Reprinted from yesterday's late editions.

Some of Steve Martin's fans came to the Kennedy Center Thursday night wearing toy arrows through their heads. They knew Ramblin' Man Martin would appreciate it - he wears an arrow himself sometimes.

Like the top arrow, Martin's comedy tickles the mind without really piercing it. He's the life of his own wild party, and the laughs flow like champagne. But the substance doesn't match the style.

In fact, the evening is so funny precisely because most of the gags are so blissfully empty and dumb, and because Martin revels in their absurdity and orchestrates them with such razzmatazz. He regards his microphone, his amplifiers, his banjo, his balloons, his camera, even his ushers as toys in a fantastic sandbox.

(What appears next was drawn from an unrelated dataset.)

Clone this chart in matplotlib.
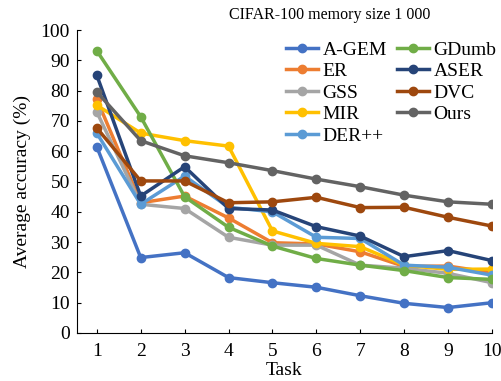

His looney tunes are most striking when they suddenly interrupt his mock attempts at sophistication. In a short film that preceded the show, Martin posed as a smooth waiter, but his restaurant came tumbling down around him. Throughout his act, Mr. Cool becomes Mr. Crazy, and the audience roars with laughter.

He doesn't attempt the depth or the range of a Tomlin or a Pryor, and he probably would be more successful on TV right now than either one of them. He's snappy and quick and slightly juvenile. He's not our greatest comic, but he's our goofiest.

Poor John Sebastian, who opened the show with a pleasant set of fluffy folk songs, was practically parodied by Martin. They both wore white, they both encouraged sing-alongs, they both wiggled and whistled. But Martin took it too, too far and brought the house down.